Внимание ученого к виноградарству на песках было привлечено еще и потому, что здесь лозы не могла уничтожать филлоксера – страшнейший вредитель виноградников, завезенный в прошлом столетии в Европу из Америки и в семидесятых годах проникший в Россию Качество винограда на песках было высоким: «виноград сладок, не водянист», – писал Костычев.

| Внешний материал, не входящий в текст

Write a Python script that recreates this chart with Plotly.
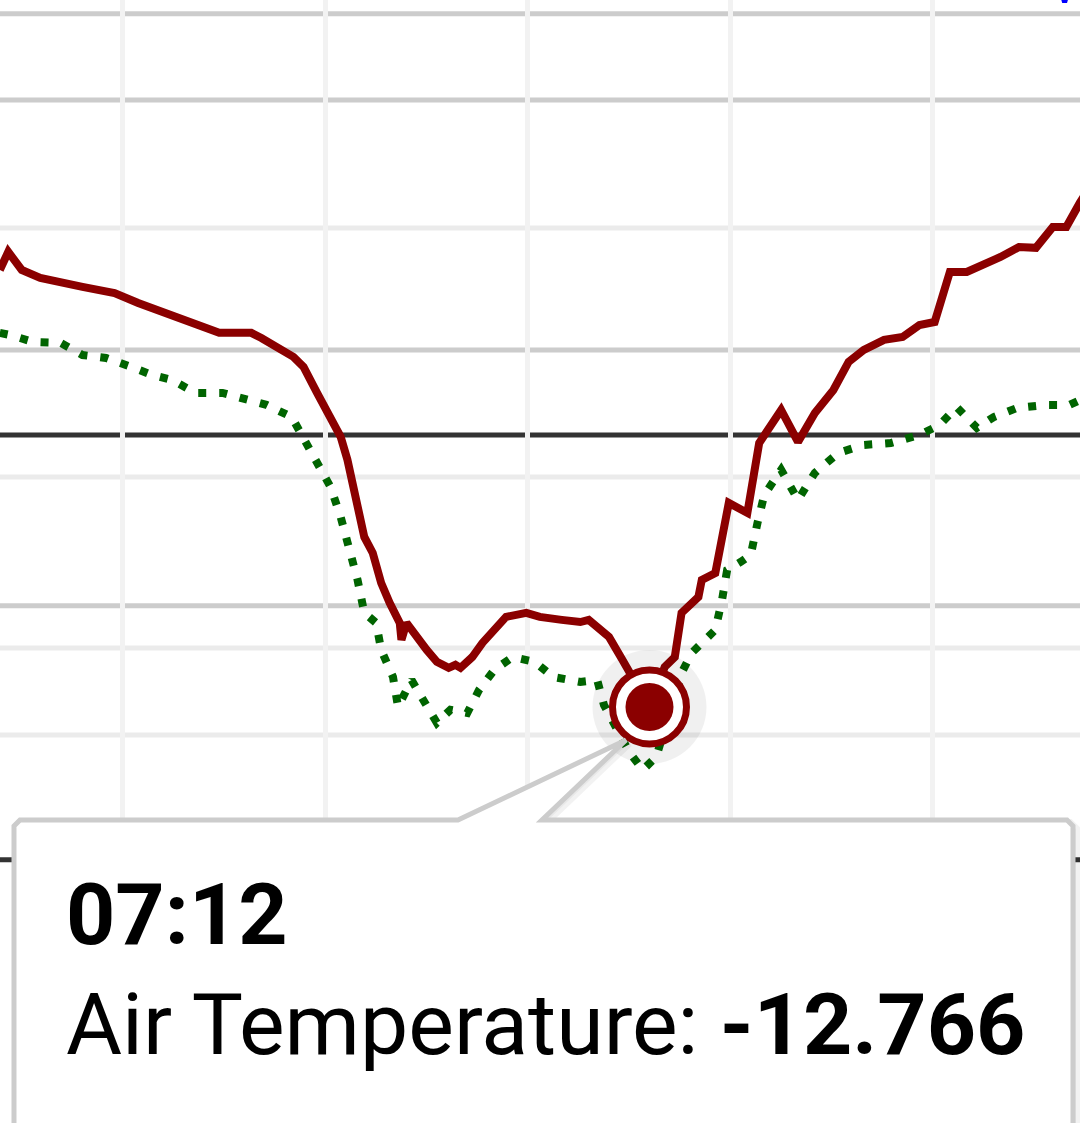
import plotly.graph_objects as go

day = "2024-01-01 "

# Air temperature (deg C)
air_times = ["00:47", "00:52", "01:00", "01:11", "01:36", "01:55", "02:09", "02:25", "02:41", "02:57",
             "03:16", "03:22", "03:41", "03:47", "03:55", "04:03", "04:09", "04:13", "04:19", "04:23",
             "04:28", "04:33", "04:38", "04:44", "04:45", "04:48", "05:00", "05:06", "05:13", "05:17",
             "05:20", "05:27", "05:33", "05:41", "05:47", "05:59", "06:07", "06:20", "06:31", "06:36",
             "06:48", "06:56", "07:12", "07:21", "07:27", "07:31", "07:35", "07:41", "07:43", "07:51",
             "07:59", "08:10", "08:17", "08:30", "08:40", "08:50", "09:01", "09:10", "09:19", "09:31",
             "09:42", "09:52", "10:01", "10:10", "10:20", "10:30", "10:40", "10:51", "11:01", "11:11",
             "11:19", "11:27", "11:35"]
air_temp = [7.74, 8.59, 7.74, 7.37, 6.95, 6.66, 6.19, 5.72, 5.16, 4.79,
            4.79, 4.55, 3.66, 3.19, 1.97, 0.84, -0.09, -1.17, -3.38, -4.79,
            -5.54, -6.95, -7.88, -8.82, -9.62, -8.82, -10.09, -10.65, -10.93, -10.79,
            -10.93, -10.42, -9.76, -9.01, -8.54, -8.35, -8.54, -8.68, -8.78, -8.68,
            -9.48, -10.56, -12.766, -10.89, -10.42, -8.35, -8.07, -7.60, -6.80, -6.48,
            -3.19, -3.66, -0.38, 1.17, -0.33, 1.03, 2.11, 3.43, 3.99, 4.46,
            4.60, 5.16, 5.30, 7.65, 7.65, 7.98, 8.35, 8.82, 8.78, 9.76,
            9.76, 10.89, 11.9]

# Dew point (deg C)
dew_times = ["00:47", "00:53", "01:07", "01:23", "01:36", "01:50", "02:05", "02:17", "02:29", "02:43",
             "02:59", "03:10", "03:25", "03:40", "03:48", "03:56", "04:03", "04:09", "04:14", "04:19",
             "04:23", "04:30", "04:33", "04:40", "04:43", "04:51", "04:59", "05:06", "05:14", "05:24",
             "05:31", "05:40", "05:51", "06:04", "06:15", "06:31", "06:41", "06:45", "07:00", "07:08",
             "07:16", "07:31", "07:37", "07:45", "07:51", "07:55", "07:58", "08:06", "08:12", "08:16",
             "08:20", "08:30", "08:40", "08:50", "09:04", "09:19", "09:35", "09:52", "10:04", "10:14",
             "10:26", "10:36", "10:50", "11:07", "11:21", "11:30"]
dew_temp = [4.79, 4.69, 4.36, 4.32, 3.75, 3.61, 3.19, 2.82, 2.58, 1.97,
            1.97, 1.74, 1.41, 0.84, -0.33, -1.50, -2.44, -3.85, -5.26, -6.80,
            -8.35, -8.82, -10.09, -11.36, -12.76, -11.50, -12.58, -13.51, -12.90, -13.05,
            -11.97, -11.03, -10.42, -10.65, -11.36, -11.59, -11.50, -12.67, -14.88, -15.72,
            -15.11, -11.17, -10.23, -9.62, -9.15, -7.74, -6.34, -5.96, -5.63, -4.13,
            -2.82, -1.64, -3.05, -1.78, -0.84, -0.47, -0.38, 0.00, 0.47, 1.31,
            0.33, 0.84, 1.27, 1.41, 1.41, 1.74]

# third series, only its tip is visible at the top edge
wind_times = ["11:14", "11:18", "11:22"]
wind_vals = [21.4, 20.3, 21.4]

hover_time = "07:12"
hover_label = "Air Temperature"

# horizontal guide lines (deg C)
dark_grid = [-8.02, 3.99, 15.72, 19.76]
light_grid = [-14.08, -10.0, -1.97, 9.71]
freezing = 0
axis_floor = -19.94

W, H = 1080, 1123


def px(x, y):
    return x / W, 1 - y / H


fig = go.Figure()

fig.add_trace(go.Scatter(
    x=[day + t for t in dew_times], y=dew_temp, mode="lines",
    line=dict(color="#006400", width=8, dash="8px,13px"),
    showlegend=False, hoverinfo="skip"))

fig.add_trace(go.Scatter(
    x=[day + t for t in air_times], y=air_temp, mode="lines",
    line=dict(color="#8b0000", width=8),
    showlegend=False, hoverinfo="skip"))

fig.add_trace(go.Scatter(
    x=[day + t for t in wind_times], y=wind_vals, mode="lines",
    line=dict(color="#0000ff", width=5),
    showlegend=False, hoverinfo="skip"))

# hovered point: halo, ring, dot
i = air_times.index(hover_time)
hx, hy = [day + air_times[i]], [air_temp[i]]
fig.add_trace(go.Scatter(x=hx, y=hy, mode="markers",
                         marker=dict(size=114, color="rgba(0,0,0,0.06)", line=dict(width=0)),
                         showlegend=False, hoverinfo="skip"))
fig.add_trace(go.Scatter(x=hx, y=hy, mode="markers",
                         marker=dict(size=74, color="white", line=dict(width=7, color="#8b0000")),
                         showlegend=False, hoverinfo="skip"))
fig.add_trace(go.Scatter(x=hx, y=hy, mode="markers",
                         marker=dict(size=48, color="#8b0000", line=dict(width=0)),
                         showlegend=False, hoverinfo="skip"))

shapes = []
for v in light_grid:
    shapes.append(dict(type="line", xref="paper", yref="y", x0=0, x1=1, y0=v, y1=v,
                       line=dict(color="#ebebeb", width=5), layer="between"))
for v in dark_grid:
    shapes.append(dict(type="line", xref="paper", yref="y", x0=0, x1=1, y0=v, y1=v,
                       line=dict(color="#cccccc", width=5), layer="between"))
shapes.append(dict(type="line", xref="paper", yref="y", x0=0, x1=1, y0=freezing, y1=freezing,
                   line=dict(color="#333333", width=5), layer="between"))
shapes.append(dict(type="line", xref="paper", yref="y", x0=0, x1=1, y0=axis_floor, y1=axis_floor,
                   line=dict(color="#333333", width=5), layer="between"))

# tooltip box with pointer
box = [(14, 826), (20, 820), (458, 820), (626, 740), (542, 820), (1067, 820), (1073, 826),
       (1073, 1135), (14, 1135)]
pts = [px(x, y) for x, y in box]
path = "M " + " L ".join(f"{a:.5f},{b:.5f}" for a, b in pts) + " Z"
shadow = [px(x + 3, y + 3) for x, y in box]
spath = "M " + " L ".join(f"{a:.5f},{b:.5f}" for a, b in shadow) + " Z"
shapes.append(dict(type="path", xref="paper", yref="paper", path=spath,
                   fillcolor="rgba(0,0,0,0.04)", line=dict(color="rgba(0,0,0,0.05)", width=8),
                   layer="above"))
shapes.append(dict(type="path", xref="paper", yref="paper", path=path,
                   fillcolor="white", line=dict(color="#cccccc", width=5), layer="above"))

ax, ay = px(64, 914)
bx, by = px(64, 1024)
annotations = [
    dict(xref="paper", yref="paper", x=ax, y=ay, xanchor="left", yanchor="middle",
         text="<b>" + hover_time + "</b>", showarrow=False,
         font=dict(family="Roboto", size=86, color="black")),
    dict(xref="paper", yref="paper", x=bx, y=by, xanchor="left", yanchor="middle",
         text=hover_label + ": <b>" + f"{air_temp[i]:.3f}" + "</b>", showarrow=False,
         font=dict(family="Roboto", size=86, color="black")),
]

fig.update_layout(
    width=W, height=H,
    margin=dict(l=0, r=0, t=0, b=0),
    paper_bgcolor="white", plot_bgcolor="white",
    hovermode=False,
    shapes=shapes,
    annotations=annotations,
    xaxis=dict(type="date", range=[day + "00:47:07", day + "11:27:07"],
               showgrid=True, gridcolor="#f2f2f2", gridwidth=5,
               tick0=day + "00:00", dtick=7200000,
               showticklabels=False, zeroline=False, showline=False, fixedrange=True),
    yaxis=dict(range=[-32.29, 20.41], showgrid=False, zeroline=False,
               showticklabels=False, showline=False, fixedrange=True),
)

fig.write_html("out.html", config={"displayModeBar": False},
               post_script="document.body.style.margin='0';")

В своей лаборатории ученый с помощью студентов Лесного института провел изучение некоторых химических и физических свойств песков. Слушатель Давыдов сделал механический анализ Алешковских песков и помог доказать, что они относятся к группе песков грубозернистых, а Романовский сделал химический анализ «жерствы» – погребенных плотных слоев, встречающихся в песчаных почвах. Оказалось, что эта жерства имеет более богатый химический состав и содержит больше глины, нежели сами пески. Это позволило Костычеву рекомендовать в тех местах, где в песчаных почвах неглубоко залегает слой жерствы, производить перед посадкой виноградника плантаж, то-есть глубокую обработку почвы с целью улучшения ее физических свойств и обогащения верхних горизонтов песка питательными веществами. В 1894 году Костычев публикует в «Вестнике виноделия» статью, посвященную химическому составу днепровских песков.

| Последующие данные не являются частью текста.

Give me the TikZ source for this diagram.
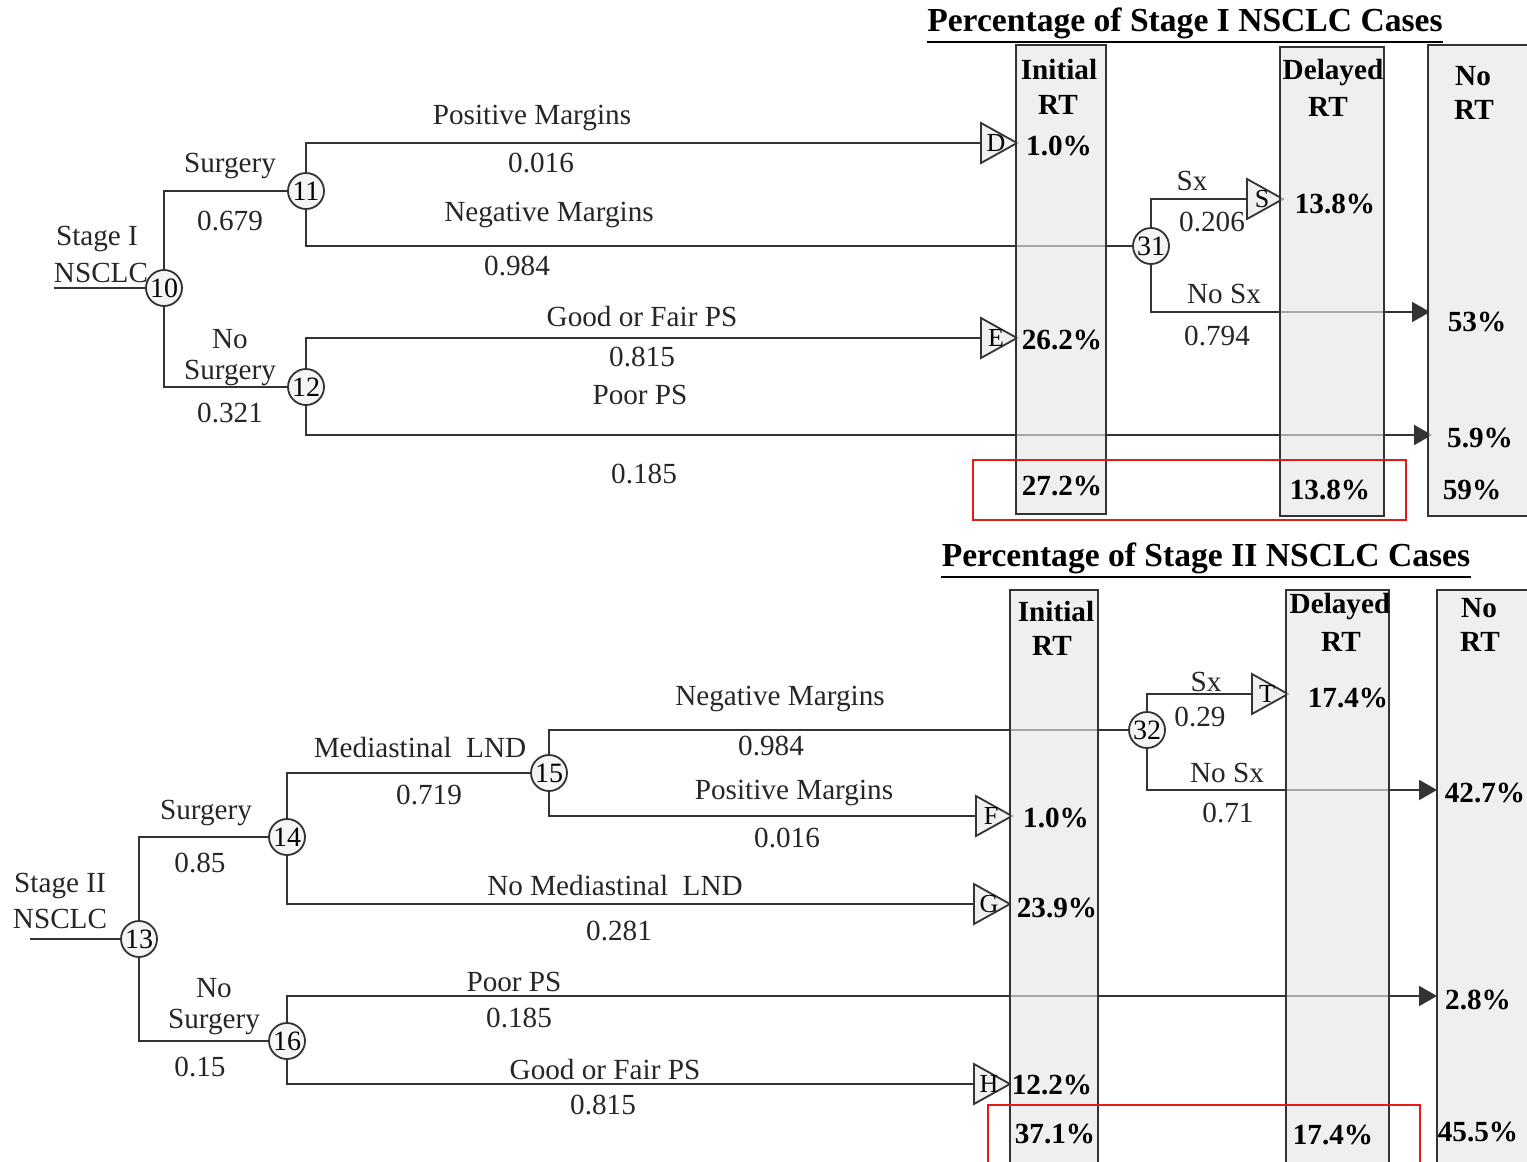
\documentclass[tikz,border=0pt]{standalone}
\usepackage{fontspec}
\setmainfont{Liberation Serif}
\usetikzlibrary{calc,arrows.meta}
\definecolor{ink}{HTML}{333333}
\definecolor{colfill}{HTML}{E6E6E6}
\definecolor{redbox}{HTML}{E8191B}
\tikzset{
 ln/.style={draw=ink, line width=1pt},
 arr/.style={ln, -{Triangle[length=9pt,width=10pt]}},
 chance/.style={circle, draw=ink, line width=0.9pt, fill=gray!8, minimum size=18pt, inner sep=0pt, font=\fontsize{14}{14}\selectfont},
 lbl/.style={inner sep=0pt, font=\fontsize{14.6}{17}\selectfont, text=black!85},
 pct/.style={inner sep=0pt, font=\fontsize{14.6}{17}\selectfont\bfseries},
 colbox/.style={draw=ink, line width=1pt, fill=colfill, fill opacity=0.65},
 ttl/.style={inner sep=0pt, font=\fontsize{16.8}{20}\selectfont\bfseries},
 tristy/.style={draw=ink, line width=0.9pt, fill=gray!12},
 trilbl/.style={inner sep=0pt, font=\fontsize{13}{13}\selectfont},
 hl/.style={draw=redbox, line width=1pt},
}
\newcommand{\termnode}[4]{%
 \coordinate (#1) at (#2,#3);
 \draw[tristy] (#1) -- ++(-36,-20) -- ++(0,40) -- cycle;
 \node[trilbl] (#1l) at ($(#1)+(-21,0)$) {#4};
 \coordinate (#1b) at ($(#1)+(-36,0)$);
}
\begin{document}
\begin{tikzpicture}[x=0.5pt,y=-0.5pt]
\useasboundingbox (0,0) rectangle (1527,1162);
\clip (0,0) rectangle (1527,1162);

% ================= TOP TREE =================
\node[chance] (c10) at (164,288) {10};
\node[chance] (c11) at (306,191) {11};
\node[chance] (c12) at (306,387) {12};
\node[chance] (c31) at (1151,246) {31};
\coordinate (r1) at (54,288);
\termnode{D}{1017}{143}{D}
\termnode{E}{1017}{338}{E}
\termnode{S}{1283}{199}{S}
\coordinate (e53) at (1430,312);
\coordinate (e59) at (1432,435);

\draw[ln] (r1) -- (c10);
\draw[ln] (c10) |- (c11);
\draw[ln] (c10) |- (c12);
\draw[ln] (c11) |- (Db);
\draw[ln] (c11) |- (c31);
\draw[ln] (c31) |- (Sb);
\draw[arr] (c31) |- (e53);
\draw[ln] (c12) |- (Eb);
\draw[arr] (c12) |- (e59);

\node[lbl] (tS1) at (97,239) {Stage I};
\node[lbl] (tN1) at (101,273) {NSCLC};
\node[lbl] (tsurg1) at (230,166) {Surgery};
\node[lbl] (p679) at (230,221) {0.679};
\node[lbl] (tno1) at (230,339) {No};
\node[lbl] (tnos1) at (230,373) {Surgery};
\node[lbl] (p321) at (230,413) {0.321};
\node[lbl] (tpm1) at (532,118) {Positive Margins};
\node[lbl] (p016a) at (541,163) {0.016};
\node[lbl] (tnm1) at (549,215) {Negative Margins};
\node[lbl] (p984a) at (517,266) {0.984};
\node[lbl] (tgf1) at (642,317) {Good or Fair PS};
\node[lbl] (p815a) at (642,357) {0.815};
\node[lbl] (tpp1) at (640,395) {Poor PS};
\node[lbl] (p185a) at (644,474) {0.185};
\node[lbl] (tsx1) at (1192,181) {Sx};
\node[lbl] (p206) at (1212,222) {0.206};
\node[lbl] (tnsx1) at (1224,294) {No Sx};
\node[lbl] (p794) at (1217,336) {0.794};

% columns top
\draw[colbox] (1016,45) rectangle (1106,514);
\draw[colbox] (1280,47) rectangle (1384,516);
\draw[colbox] (1428,45) rectangle (1540,516);

\node[ttl] (title1) at (1185,23) {Percentage of Stage I NSCLC Cases};
\draw[draw=black, line width=1.4pt] ($(title1.south west)+(0,3)$) -- ($(title1.south east)+(0,3)$);

\node[pct] at (1059,70) {Initial};
\node[pct] at (1058,105) {RT};
\node[pct] at (1059,146) {1.0\%};
\node[pct] at (1062,340) {26.2\%};
\node[pct] at (1062,486) {27.2\%};
\node[pct] at (1333,73) {Delayed};
\node[pct] at (1328,107) {RT};
\node[pct] at (1335,204) {13.8\%};
\node[pct] at (1330,490) {13.8\%};
\node[pct] at (1473,76) {No};
\node[pct] at (1474,110) {RT};
\node[pct] at (1477,322) {53\%};
\node[pct] at (1480,438) {5.9\%};
\node[pct] at (1472,490) {59\%};

\draw[hl] (973,460) rectangle (1406,520);

% ================= BOTTOM TREE =================
\node[chance] (c13) at (139,939) {13};
\node[chance] (c14) at (287,837) {14};
\node[chance] (c15) at (549,773) {15};
\node[chance] (c16) at (287,1041) {16};
\node[chance] (c32) at (1147,730) {32};
\coordinate (r2) at (30,939);
\termnode{F}{1012}{816}{F}
\termnode{G}{1010}{904}{G}
\termnode{H}{1010}{1084}{H}
\termnode{T}{1288}{694}{T}
\coordinate (e427) at (1437,790);
\coordinate (e28) at (1437,996);

\draw[ln] (r2) -- (c13);
\draw[ln] (c13) |- (c14);
\draw[ln] (c13) |- (c16);
\draw[ln] (c14) |- (c15);
\draw[ln] (c14) |- (Gb);
\draw[ln] (c15) |- (c32);
\draw[ln] (c15) |- (Fb);
\draw[ln] (c32) |- (Tb);
\draw[arr] (c32) |- (e427);
\draw[arr] (c16) |- (e28);
\draw[ln] (c16) |- (Hb);

\node[lbl] (tS2) at (60,886) {Stage II};
\node[lbl] (tN2) at (60,919) {NSCLC};
\node[lbl] (tsurg2) at (206,813) {Surgery};
\node[lbl] (p85) at (200,863) {0.85};
\node[lbl] (tno2) at (214,988) {No};
\node[lbl] (tnos2) at (214,1022) {Surgery};
\node[lbl] (p15) at (200,1067) {0.15};
\node[lbl] (tml) at (420,748) {Mediastinal\ \ LND};
\node[lbl] (p719) at (429,795) {0.719};
\node[lbl] (tnml) at (615,886) {No Mediastinal\ \ LND};
\node[lbl] (p281) at (619,931) {0.281};
\node[lbl] (tnm2) at (780,699) {Negative Margins};
\node[lbl] (p984b) at (771,746) {0.984};
\node[lbl] (tpm2) at (794,793) {Positive Margins};
\node[lbl] (p016b) at (787,838) {0.016};
\node[lbl] (tpp2) at (514,982) {Poor PS};
\node[lbl] (p185b) at (519,1018) {0.185};
\node[lbl] (tgf2) at (605,1070) {Good or Fair PS};
\node[lbl] (p815b) at (603,1105) {0.815};
\node[lbl] (tsx2) at (1206,682) {Sx};
\node[lbl] (p29) at (1200,717) {0.29};
\node[lbl] (tnsx2) at (1227,773) {No Sx};
\node[lbl] (p71) at (1228,813) {0.71};

% columns bottom
\draw[colbox] (1010,590) rectangle (1098,1175);
\draw[colbox] (1286,590) rectangle (1389,1175);
\draw[colbox] (1437,590) rectangle (1540,1175);

\node[ttl] (title2) at (1206,558) {Percentage of Stage II NSCLC Cases};
\draw[draw=black, line width=1.4pt] ($(title2.south west)+(0,3)$) -- ($(title2.south east)+(0,3)$);

\node[pct] at (1056,612) {Initial};
\node[pct] at (1052,646) {RT};
\node[pct] at (1056,818) {1.0\%};
\node[pct] at (1057,908) {23.9\%};
\node[pct] at (1052,1085) {12.2\%};
\node[pct] at (1055,1134) {37.1\%};
\node[pct] at (1340,607) {Delayed};
\node[pct] at (1341,642) {RT};
\node[pct] at (1348,698) {17.4\%};
\node[pct] at (1333,1135) {17.4\%};
\node[pct] at (1479,608) {No};
\node[pct] at (1480,642) {RT};
\node[pct] at (1485,793) {42.7\%};
\node[pct] at (1478,1000) {2.8\%};
\node[pct] at (1478,1132) {45.5\%};

\draw[hl] (988,1105) rectangle (1420,1175);
\end{tikzpicture}
\end{document}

Ученый считал, что на песках в разумных размерах следует сохранить и земледелие зернового направления, и скотоводство, и огородничество, но в целом хозяйство следует перестроить.

Хозяйство в Днепровском уезде, писал он, вели «не сообразно с почвенными условиями, и теперь вся задача состоит в том, чтобы помочь крестьянам перейти к такой хозяйственной системе, которая здесь наиболее пригодна, то-есть перенести центр тяжести на садоводство и виноградарство».

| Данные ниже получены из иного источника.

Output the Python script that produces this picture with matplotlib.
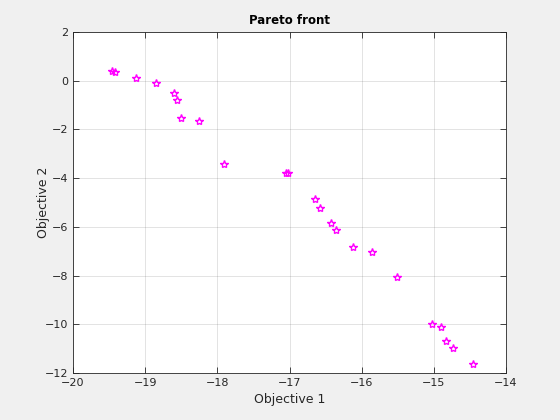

Но если все пространство будет занято обрабатываемыми садами и виноградниками, то это также будет вести к развеванию песка. Поэтому наряду с ними здесь огромное развитие должно получить и лесоразведение как на крестьянских землях, так и на казенных. Обобщая те немногие удачные опыты выращивания леса, которые проводились на песках, Костычев считал, что на чистых песках следует создавать сосновые насаждения. Особенно рекомендовал он для этого крымскую сосну: «…растет она быстро, не подвергается пока нападению никаких насекомых и дает хорошую древесину». Более богатые, серые пески позволяют выращивать лучший лес: «На них конечною целью лесоразведения может быть, по моему мнению, – писал Костычев, – образование чистых дубовых насаждений».

Перестройка сельского хозяйства превратит бросовые земли в земли высокого качества, позволит с наибольшей эффективностью использовать природные особенности песчаных почв, «…песчаная местность Днепровского уезда, – писал Костычев, – представляет много условий, весьма выгодных… при надлежащем пользовании ими население здесь может существовать, не только не терпя нужды, но даже зажиточно». Ясно, что замечательные предложения Костычева относительно правильного использования песков были применимы не только на Нижнеднепровском массиве, но в том или ином виде на всех песках нашей степной зоны.

Так создал ученый первый набросок прекрасного плана переделки бросовых земель, летучих песков в земли хорошие, в пески серые и твердые. Но был ли этот план осуществим в его время? Конечно, нет. И он сам понимал это. Заканчивая свою статью об Алешковских песках, он писал, что исполнение его плана требует еще одной меры: «Мера эта – уничтожение чересполосности между казенными и крестьянскими землями». Он понимал все яснее, что частная собственность на землю кладет безжалостный предел любым, самым лучшим планам переделки природы.